Une richesse de couleurs et de symbolisme
Mickaël Alphange est apprenti vitrailliste. Il a le don de synesthésie, la capacité de voir les sons, de traduire sons, mots, notes de musique en couleurs, en formes et en textures. Et, inversement, il entend les couleurs.
Un soir, après avoir vu un débris de vitrail de Notre-Dame avec une variété d’indigo proche de l’ultraviolet, là où commence le monde invisible, il tente une expérience. Celle-ci va repousser les limites de sa perception. Il voit des lueurs autour des personnes qu’il croise, des couleurs bien différentes selon l’état d’esprit de l’individu. Peu à peu, un univers se révèle avec l’ouverture, non volontaire, d’un état de conscience. Il devient un être capable de visualiser l’invisible au commun des mortels. Mais ce monde n’est pas aussi beau et lumineux qu’il paraît. Il recèle une large part d’êtres malveillants, de dangers et Mickaël va devoir se confronter à eux…
Il semble que tous les enfants naissent synesthètes, mais cette capacité neuronale disparaît très vite. Olivier Ledroit met en scène, avec le brio qui caractérise ses albums toute une cosmogonie, une dimension ésotérique et occulte. Celles-ci passent par les humains mais aussi par des entités pas vraiment sympathiques. Il livre, également, toute la puissance des flux d’énergie qui sillonnent la Terre, qui sourdent des monuments qui ne sont que des artefacts au service de ces torrents de force.
Il mobilise une large part de la panoplie des Grands Anciens, des alchimistes, des magiciens… Il glisse quelques touches d’humour comme, par exemple, lorsqu’en trois cases il présente des situations différentes quant à la capacité de production de pensées et d’émotions allant du plus productif au moins en montrant une femme qui lit, un trio de policiers et un jeune homme penché sur son smartphone.
Que dire de la grosse centaine de planches qui compose ce premier tome si ce n’est qu’il s’agit d’un véritable déferlement de formes et de couleurs, d’auras aux apparences multiples, aux formes improbables qui recouvrent humains et constructions. Ledroit donne des décors fabuleux de Paris, de ses monuments emblématiques qui, selon le courant ésotérique, sont des réceptacles.
Il réalise des vues époustouflantes des rues de la Capitale, de Notre-Dame, de l’Arc de triomphe et, bien sûr, du Louvre et de sa pyramide, sources de flux mystiques.
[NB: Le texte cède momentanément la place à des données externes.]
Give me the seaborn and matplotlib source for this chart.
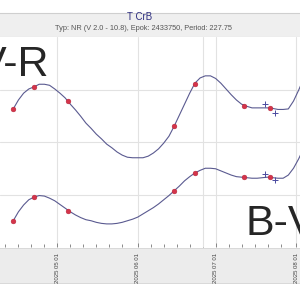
import pandas as pd
import matplotlib
matplotlib.use('Agg')
import matplotlib.pyplot as plt
import matplotlib.dates as mdates
from matplotlib.patches import Rectangle
import seaborn as sns

# fitted colour curves, every 2 days starting 2025-04-14
curve_start = '2025-04-14'
vr_curve = [2.63, 2.80, 2.93, 3.01, 3.05, 3.10, 3.10, 3.08, 3.01, 2.93,
            2.84, 2.72, 2.61, 2.49, 2.36, 2.26, 2.15, 2.06, 1.96, 1.89,
            1.81, 1.75, 1.71, 1.70, 1.70, 1.70, 1.73, 1.79, 1.87, 1.98,
            2.11, 2.30, 2.51, 2.72, 2.93, 3.12, 3.22, 3.26, 3.26, 3.21,
            3.12, 3.01, 2.90, 2.80, 2.72, 2.68, 2.65, 2.65, 2.65, 2.65,
            2.64, 2.62, 2.62, 2.63, 2.78, 2.99, 3.22]
bv_curve = [0.50, 0.67, 0.80, 0.90, 0.95, 0.98, 0.97, 0.93, 0.88, 0.81,
            0.74, 0.67, 0.61, 0.56, 0.52, 0.50, 0.47, 0.45, 0.44, 0.44,
            0.45, 0.47, 0.50, 0.53, 0.57, 0.63, 0.69, 0.75, 0.82, 0.90,
            0.98, 1.07, 1.16, 1.26, 1.34, 1.41, 1.46, 1.50, 1.50, 1.49,
            1.45, 1.41, 1.37, 1.34, 1.33, 1.32, 1.31, 1.31, 1.32, 1.33,
            1.32, 1.31, 1.31, 1.37, 1.50, 1.68, 1.89]

# observations (red dots)
obs_dates = ['2025-04-14', '2025-04-22', '2025-05-05', '2025-06-15',
             '2025-06-23', '2025-07-12', '2025-07-22']
vr_obs = [2.63, 3.05, 2.78, 2.30, 3.10, 2.69, 2.65]
bv_obs = [0.50, 0.95, 0.69, 1.07, 1.41, 1.33, 1.33]

# other observations (blue plus)
plus_dates = ['2025-07-20', '2025-07-24']
vr_plus = [2.72, 2.55]
bv_plus = [1.39, 1.28]

marker_date = '2025-06-26'
title = 'T CrB'
subtitle = 'Typ: NR (V 2.0 - 10.8), Epok: 2433750, Period: 227.75'

curve_df = pd.DataFrame({
    'date': pd.date_range(curve_start, periods=len(vr_curve), freq='2D'),
    'vr': vr_curve, 'bv': bv_curve})
obs_df = pd.DataFrame({'date': pd.to_datetime(obs_dates), 'vr': vr_obs, 'bv': bv_obs})
plus_df = pd.DataFrame({'date': pd.to_datetime(plus_dates), 'vr': vr_plus, 'bv': bv_plus})

sns.set_style('white')
plt.rcParams['font.family'] = ['Liberation Sans', 'DejaVu Sans']

fig = plt.figure(figsize=(3, 3), dpi=100)
ax = fig.add_axes([0, 1 - 247 / 300, 1, 210 / 300])

# header and footer bands
fig.patches.append(Rectangle((-0.01, 1 - 37 / 300), 1.02, 24 / 300, transform=fig.transFigure,
                             facecolor='#efefef', edgecolor='#cfcfcf', lw=0.8, zorder=-1))
fig.patches.append(Rectangle((-0.01, 1 - 283 / 300), 1.02, 35 / 300, transform=fig.transFigure,
                             facecolor='#ececec', edgecolor='#d4d4d4', lw=0.6, zorder=-1))

for col in ['vr', 'bv']:
    sns.lineplot(data=curve_df, x='date', y=col, ax=ax, color='#5a5a90', lw=0.8,
                 estimator=None, sort=False, zorder=3)
    sns.scatterplot(data=obs_df, x='date', y=col, ax=ax, color='#d4344a', s=12,
                    edgecolor='#b02035', linewidth=0.3, zorder=4)
    sns.scatterplot(data=plus_df, x='date', y=col, ax=ax, color='#4a4aa0', marker='+',
                    s=14, linewidth=0.7, zorder=4)

ax.axvline(pd.Timestamp(marker_date), color='#e2e2e2', lw=0.8, zorder=1)

d0 = pd.Timestamp('2025-05-01')
ax.set_xlim(d0 - pd.Timedelta(days=22.1), d0 + pd.Timedelta(days=93.5))
ax.set_ylim(0, 4)
ax.set_yticks([1, 2, 3])
ax.set_yticklabels([])

ax.xaxis.set_major_locator(mdates.MonthLocator())
ax.xaxis.set_major_formatter(mdates.DateFormatter('%Y %m %d'))
ax.xaxis.set_minor_locator(mdates.DayLocator(bymonthday=[6, 11, 16, 21, 26]))
ax.tick_params(axis='x', which='major', direction='in', length=3, width=0.6,
               color='#777777', labelsize=4.3, labelcolor='#444444', rotation=90, pad=4,
               bottom=True)
ax.tick_params(axis='x', which='minor', direction='in', length=2.2, width=0.6,
               color='#777777', bottom=True)
ax.tick_params(axis='y', length=0)
ax.grid(True, which='major', color='#e2e2e2', lw=0.8)
ax.set_xlabel('')
ax.set_ylabel('')
for s in ax.spines.values():
    s.set_visible(False)

fig.text(140 / 300, 1 - 16.5 / 300, title, ha='center', va='center',
         fontsize=7, color='#2e2e80')
fig.text(143 / 300, 1 - 28 / 300, subtitle, ha='center', va='center',
         fontsize=5.3, color='#555555')

fig.text(49 / 300, 1 - 76 / 300, 'V-R', ha='right', va='baseline', fontsize=31)
fig.text(246 / 300, 1 - 235 / 300, 'B-V', ha='left', va='baseline', fontsize=31)

fig.savefig('out.png', dpi=100, facecolor='white')
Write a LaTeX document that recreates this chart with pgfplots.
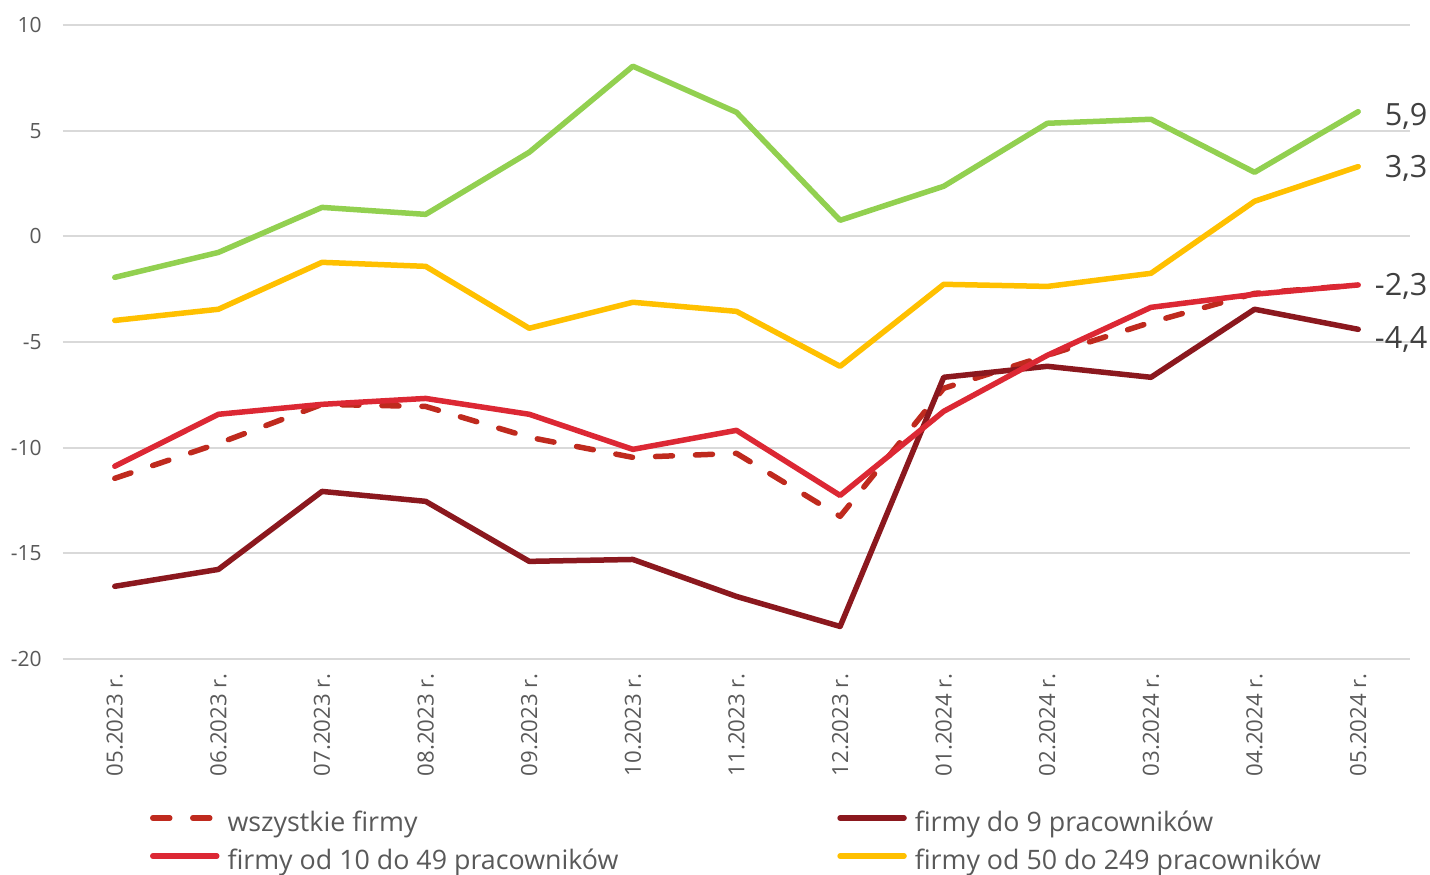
\documentclass[border=0pt]{standalone}
\usepackage{fontspec}
\setmainfont{Open Sans}
\usepackage{pgfplots}
\pgfplotsset{compat=1.18}
\definecolor{cgreen}{HTML}{92D050}
\definecolor{cyellow}{HTML}{FFC000}
\definecolor{cred}{HTML}{DC2834}
\definecolor{cdark}{HTML}{8B181E}
\definecolor{cdash}{HTML}{BF2A1E}
\definecolor{gridgray}{HTML}{D9D9D9}
\definecolor{textgray}{HTML}{595959}
\definecolor{labgray}{HTML}{404040}
\begin{document}
\begin{tikzpicture}
\path[use as bounding box] (-31.5pt,-107.5pt) rectangle (683.5pt,329.5pt);
\begin{axis}[
  at={(0pt,0pt)}, anchor=south west,
  scale only axis, width=673.5pt, height=317pt,
  xmin=-0.5, xmax=12.5, ymin=-20, ymax=10,
  ytick={-20,-15,...,10},
  xtick={0,...,12},
  xticklabels={05.2023 r.,06.2023 r.,07.2023 r.,08.2023 r.,09.2023 r.,10.2023 r.,11.2023 r.,12.2023 r.,01.2024 r.,02.2024 r.,03.2024 r.,04.2024 r.,05.2024 r.},
  axis line style={draw=none},
  tick style={draw=none},
  ymajorgrids, grid style={line width=1pt, gridgray},
  /pgf/number format/assume math mode=true,
  yticklabel style={font=\fontsize{10.5}{12}\selectfont, text=textgray, inner sep=0pt, anchor=east},
  yticklabel shift=10.5pt,
  xticklabel style={font=\fontsize{11.1}{13}\selectfont, text=textgray, inner sep=0pt, rotate=90, anchor=east},
  xticklabel shift=7pt,
  clip=false,
  legend columns=2,
  legend cell align=left,
  legend style={at={(0.0646,-0.2398)}, anchor=north west, draw=none, fill=none, inner sep=0pt, outer sep=0pt,
    font=\fontsize{13.4}{15}\selectfont, text=textgray,
    nodes={inner sep=0pt, text height=10pt, text depth=3pt},
    row sep=6pt,
    /tikz/every odd column/.append style={column sep=4pt},
    /tikz/every even column/.append style={column sep=109.5pt}},
  legend image code/.code={\draw[#1] (0pt,0.3em) -- (32pt,0.3em);},
  every axis plot/.append style={line width=2.75pt, line join=round, line cap=round},
]
\addplot[cdash, dash pattern=on 8.5pt off 11.5pt] coordinates {
(0,-11.45) (1,-9.80) (2,-7.95) (3,-8.05) (4,-9.51) (5,-10.46) (6,-10.27) (7,-13.25) (8,-7.19) (9,-5.63) (10,-4.07) (11,-2.70) (12,-2.3)};
\addlegendentry{wszystkie firmy}
\addplot[cdark] coordinates {
(0,-16.56) (1,-15.76) (2,-12.07) (3,-12.54) (4,-15.38) (5,-15.29) (6,-17.04) (7,-18.46) (8,-6.67) (9,-6.15) (10,-6.67) (11,-3.45) (12,-4.4)}
 node[pos=1, anchor=west, inner sep=0pt, xshift=7pt, yshift=-5pt, font=\fontsize{15.3}{17}\selectfont, text=labgray] {-4,4};
\addlegendentry{firmy do 9 pracowników}
\addplot[cred] coordinates {
(0,-10.88) (1,-8.42) (2,-7.95) (3,-7.67) (4,-8.42) (5,-10.08) (6,-9.18) (7,-12.26) (8,-8.28) (9,-5.63) (10,-3.36) (11,-2.74) (12,-2.3)}
 node[pos=1, anchor=west, inner sep=0pt, xshift=7pt, yshift=-0.5pt, font=\fontsize{15.3}{17}\selectfont, text=labgray] {-2,3};
\addlegendentry{firmy od 10 do 49 pracowników}
\addplot[cyellow] coordinates {
(0,-3.98) (1,-3.45) (2,-1.23) (3,-1.42) (4,-4.35) (5,-3.12) (6,-3.55) (7,-6.15) (8,-2.27) (9,-2.37) (10,-1.75) (11,1.66) (12,3.3)}
 node[pos=1, anchor=west, inner sep=0pt, xshift=12pt, yshift=-1pt, font=\fontsize{15.3}{17}\selectfont, text=labgray] {3,3};
\addlegendentry{firmy od 50 do 249 pracowników}
\addplot[cgreen, forget plot] coordinates {
(0,-1.94) (1,-0.76) (2,1.37) (3,1.04) (4,3.98) (5,8.05) (6,5.87) (7,0.76) (8,2.37) (9,5.35) (10,5.54) (11,3.03) (12,5.9)}
 node[pos=1, anchor=west, inner sep=0pt, xshift=12pt, yshift=-2.5pt, font=\fontsize{15.3}{17}\selectfont, text=labgray] {5,9};
\end{axis}
\end{tikzpicture}
\end{document}
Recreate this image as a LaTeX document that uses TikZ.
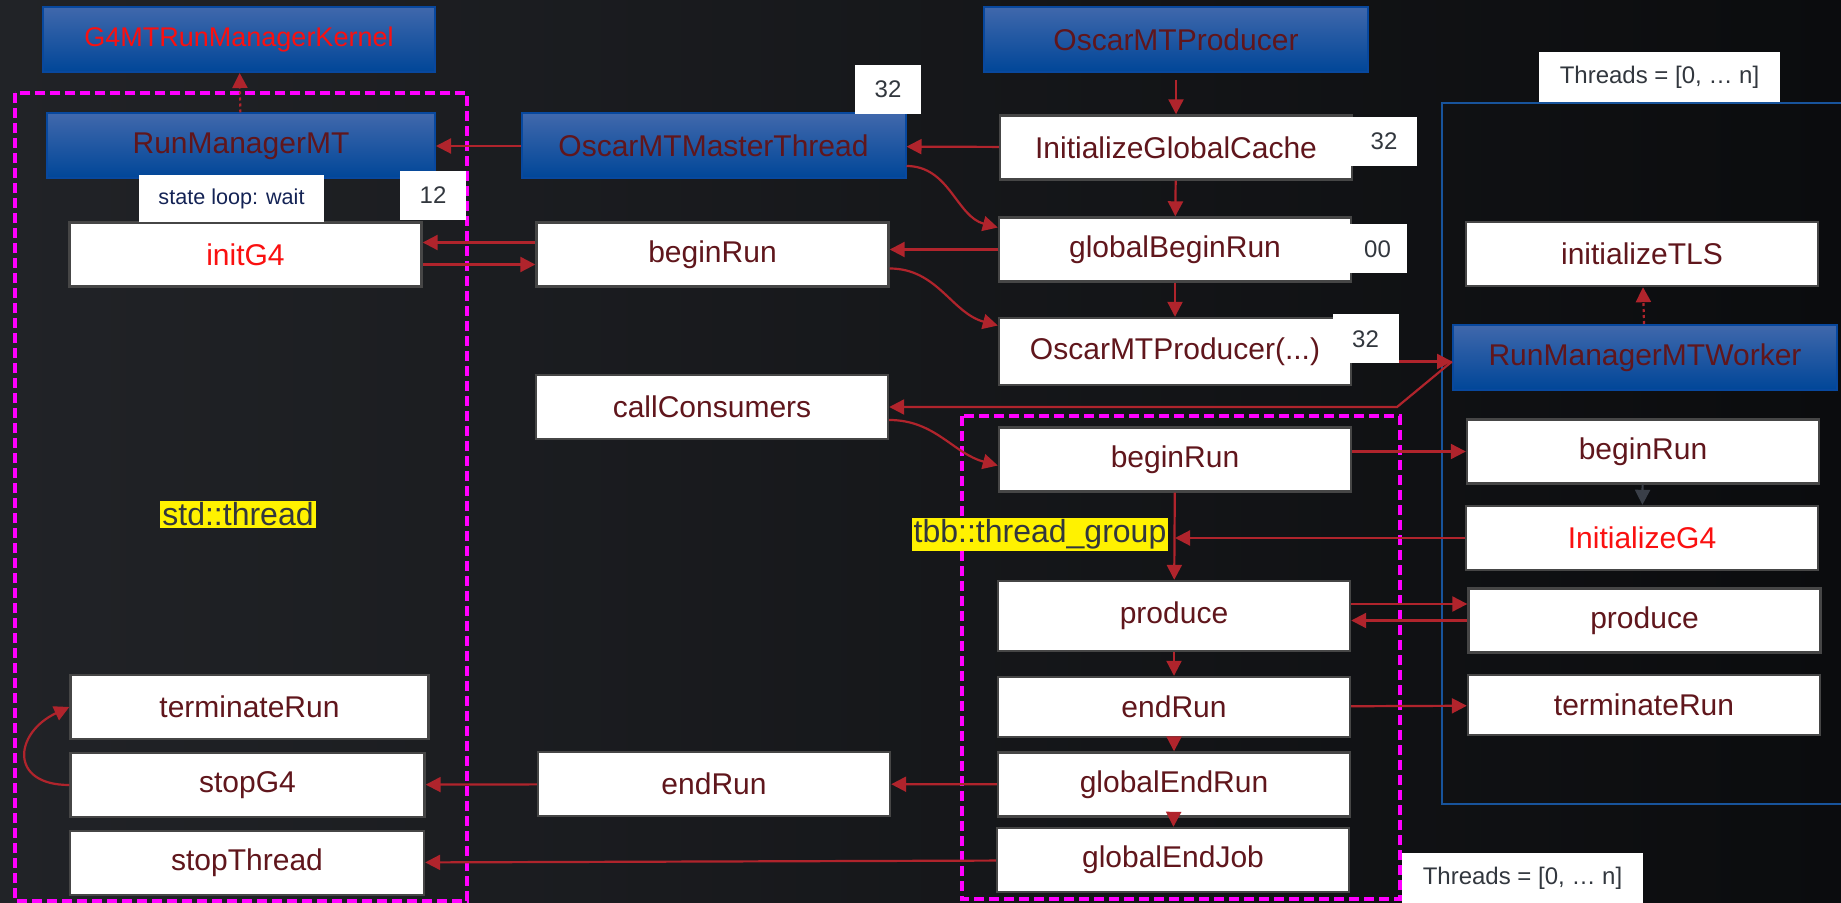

Jean-Michel Nicollet, illustrateur et auteur de BD, signe une préface fort intéressante. Ce premier album ouvre une trilogie ténébreuse à souhait, un thriller fantastique contemporain mettant en scène un Paris mystique et nocturne.
Une magnifique découverte !
serge perraud
Olivier Ledroit (scénario, dessin et couleurs), Le Troisième œil - t.01 : La Ville lumière, Glénat, coll. “24x32”, mai 2021, 112 p. – 20,95 €.